"I understand all poetics; I could talk about all of them if I didn’t change my mind every five minutes. I don’t know. Someday I could really like bad poetry, like the way I (we) madly love bad music. I will burn the Parthenon at night so I can start erecting it again in the morning and never finish it."
Lorca could really save me from my dogmatism, even from my dogmatism about his own work!
The "horizon" of interpretation can mean two things in hermeneutics. We could think of it as a kind of finitude: we see up to there, and no further. We are limited by our time and place, our prejudices and preconditions.

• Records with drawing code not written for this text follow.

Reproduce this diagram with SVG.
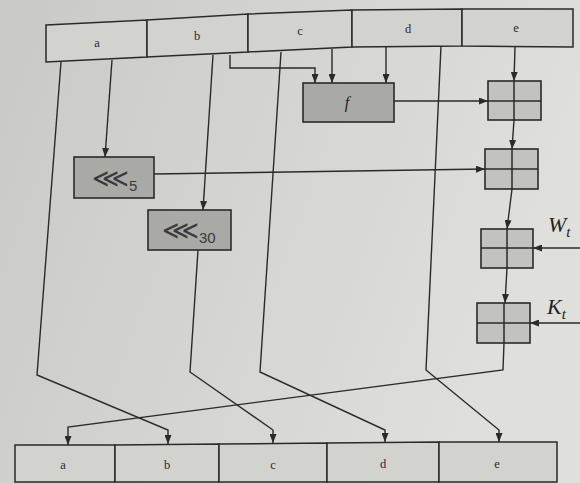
<svg xmlns="http://www.w3.org/2000/svg" width="580" height="483" viewBox="0 0 580 483">
  <style>
    .cell { fill: #d2d2ce; stroke: #2a2a2a; stroke-width: 1.5; stroke-linejoin: miter; }
    .op { fill: #a9a9a5; stroke: #2a2a2a; stroke-width: 1.6; }
    .add { fill: #c2c2be; stroke: #2a2a2a; stroke-width: 1.6; }
    .cross { stroke: #2a2a2a; stroke-width: 1.5; fill: none; }
    .wire { fill: none; stroke: #2a2a2a; stroke-width: 1.4; stroke-linejoin: miter; }
    .lbl { font-family: "Liberation Serif", "DejaVu Serif", serif; font-size: 12.5px; fill: #2a2a2a; text-anchor: middle; }
    .rot { font-family: "DejaVu Sans", "Liberation Sans", sans-serif; font-size: 26px; fill: #3a3a3a; }
    .sub { font-family: "Liberation Sans", "DejaVu Sans", sans-serif; font-size: 15px; fill: #3a3a3a; }
    .big { font-family: "Liberation Serif", "DejaVu Serif", serif; font-style: italic; fill: #222; }
  </style>
  <defs>
    <linearGradient id="paper" x1="0" y1="0" x2="1" y2="0.3">
      <stop offset="0" stop-color="#c9c9c5"/>
      <stop offset="1" stop-color="#dfdfdb"/>
    </linearGradient>
    <marker id="ah" viewBox="0 0 9 7" refX="9" refY="3.5" markerWidth="9" markerHeight="7" orient="auto" markerUnits="userSpaceOnUse">
      <path d="M0,0 L9,3.5 L0,7 z" fill="#2a2a2a"/>
    </marker>
  </defs>

  <rect x="0" y="0" width="580" height="483" fill="url(#paper)"/>

  <!-- input register -->
  <g id="reg-in">
    <g id="in-a"><polygon class="cell" points="46,25 147,20 147,57 46,62"/><text class="lbl" x="97" y="47">a</text></g>
    <g id="in-b"><polygon class="cell" points="147,20 248,14 248,52 147,57"/><text class="lbl" x="197" y="40">b</text></g>
    <g id="in-c"><polygon class="cell" points="248,14 352,10 352,47 248,52"/><text class="lbl" x="300" y="35">c</text></g>
    <g id="in-d"><polygon class="cell" points="352,10 462,9 462,46 352,47"/><text class="lbl" x="408" y="33">d</text></g>
    <g id="in-e"><polygon class="cell" points="462,9 573,9 573,47 462,46"/><text class="lbl" x="516" y="32">e</text></g>
  </g>

  <!-- output register -->
  <g id="reg-out">
    <g id="out-a"><polygon class="cell" points="15,445 115,445 115,482 15,482"/><text class="lbl" x="63" y="469">a</text></g>
    <g id="out-b"><polygon class="cell" points="115,445 219,444 219,482 115,482"/><text class="lbl" x="167" y="469">b</text></g>
    <g id="out-c"><polygon class="cell" points="219,444 327,443 327,482 219,482"/><text class="lbl" x="273" y="469">c</text></g>
    <g id="out-d"><polygon class="cell" points="327,443 439,442 439,482 327,482"/><text class="lbl" x="383" y="468">d</text></g>
    <g id="out-e"><polygon class="cell" points="439,442 557,442 557,482 439,482"/><text class="lbl" x="497" y="468">e</text></g>
  </g>

  <!-- function / rotation boxes -->
  <g id="f">
    <rect class="op" x="303" y="83" width="91" height="39"/>
    <text class="big" x="347" y="108" font-size="16" text-anchor="middle">f</text>
  </g>
  <g id="rot5">
    <rect class="op" x="74" y="157" width="80" height="41"/>
    <text x="92" y="187"><tspan class="rot">⋘</tspan><tspan class="sub" dy="4">5</tspan></text>
  </g>
  <g id="rot30">
    <rect class="op" x="148" y="210" width="83" height="40"/>
    <text x="162" y="239"><tspan class="rot">⋘</tspan><tspan class="sub" dy="4">30</tspan></text>
  </g>

  <!-- adders -->
  <g id="add1">
    <rect class="add" x="488" y="81" width="53" height="39"/>
    <path class="cross" d="M514,81 V120 M488,101 H541"/>
  </g>
  <g id="add2">
    <rect class="add" x="485" y="149" width="53" height="40"/>
    <path class="cross" d="M512,149 V189 M485,169 H538"/>
  </g>
  <g id="add3">
    <rect class="add" x="481" y="229" width="52" height="39"/>
    <path class="cross" d="M507,229 V268 M481,248 H533"/>
  </g>
  <g id="add4">
    <rect class="add" x="477" y="303" width="53" height="40"/>
    <path class="cross" d="M504,303 V343 M477,323 H530"/>
  </g>

  <!-- input labels -->
  <g id="wt"><text class="big" x="548" y="232" font-size="22">W<tspan font-size="15" dy="5">t</tspan></text></g>
  <g id="kt"><text class="big" x="547" y="314" font-size="22">K<tspan font-size="15" dy="5">t</tspan></text></g>

  <!-- connectors -->
  <g id="connectors">
    <polyline class="wire" points="61,62 37,375 168,430 168,444" marker-end="url(#ah)"/>
    <polyline class="wire" points="112,60 105,157" marker-end="url(#ah)"/>
    <polyline class="wire" points="154,174 485,169" marker-end="url(#ah)"/>
    <polyline class="wire" points="213,55 203,210" marker-end="url(#ah)"/>
    <polyline class="wire" points="198,250 190,372 273,430 273,443" marker-end="url(#ah)"/>
    <polyline class="wire" points="230,55 230,68 315,68 315,83" marker-end="url(#ah)"/>
    <polyline class="wire" points="281,52 260,372 385,430 385,442" marker-end="url(#ah)"/>
    <polyline class="wire" points="332,49 332,83" marker-end="url(#ah)"/>
    <polyline class="wire" points="386,47 386,83" marker-end="url(#ah)"/>
    <polyline class="wire" points="441,46 426,370 499,430 499,442" marker-end="url(#ah)"/>
    <polyline class="wire" points="515,47 514,81" marker-end="url(#ah)"/>
    <polyline class="wire" points="394,101 488,101" marker-end="url(#ah)"/>
    <polyline class="wire" points="514,120 512,149" marker-end="url(#ah)"/>
    <polyline class="wire" points="512,189 507,229" marker-end="url(#ah)"/>
    <polyline class="wire" points="507,268 505,303" marker-end="url(#ah)"/>
    <polyline class="wire" points="504,343 503,370 68,427 68,445" marker-end="url(#ah)"/>
    <polyline class="wire" points="580,248 533,248" marker-end="url(#ah)"/>
    <polyline class="wire" points="580,323 530,323" marker-end="url(#ah)"/>
  </g>
</svg>
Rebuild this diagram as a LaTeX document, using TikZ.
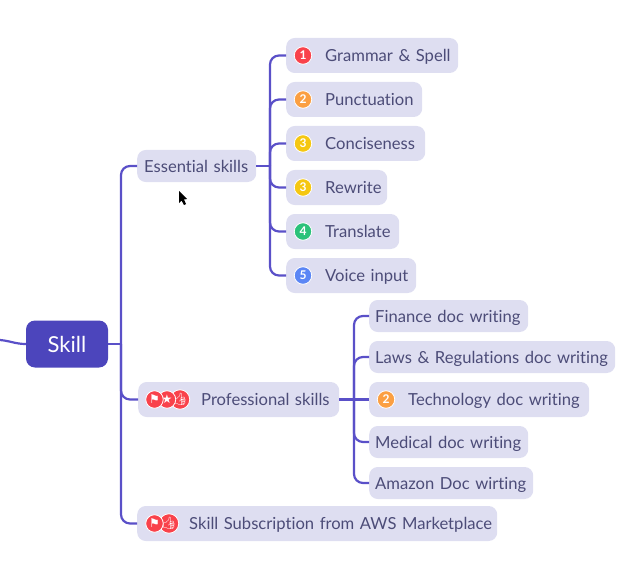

More optimistically, as Lorca says, "in eternity we will receive the reward of not having had horizons." There is no absolute such as thing as a horizon, because we never reach it. It is an imaginary line in the distance, that, as we move along, shifts with us, as Gadamer in his old age explained to Derrida.
We are radically who we are, where we are, and nothing more. There is sense of limitation, as in Robert Creeley's poetry. The sense where Creeley's "fact" that if it is Saturday it is only Saturday, that life must be lived in its temporal concreteness, intersects with the facticity of Heidegger's "thrownness." At the same time, what makes this realization poignant is the imagination of it being otherwise. I constantly have the thought of "why am I me?" Why am I the person I have to carry around and take care of all the time. Why am I thrown into this particular life? It seems rather arbitrary that I am alive and myself. Without this consciousness of the strangeness of it all, the Dasein becomes rather trivial. Maybe that's where Rilke's untranslated world comes in. You think that you would rather be like an animal, just fully present in the moment at all times. But isn't it better to aspire to that and never reach that particular horizon? To experience that gap? We might call it the gap between Creeley and Rilke.
That's why I hate Lorca criticism that tries to find the key to understanding everything in one particular factor. I can be against reductionism and still open minded.
This post is what I have to write tomorrow as a few actual paragraphs of my book. By writing it I have discovered the existential reason for writing this book. I have always thought that the subject of poetry is just this: the sense of awe at being alive at all. If my critical work is informed by that, then I will be fine.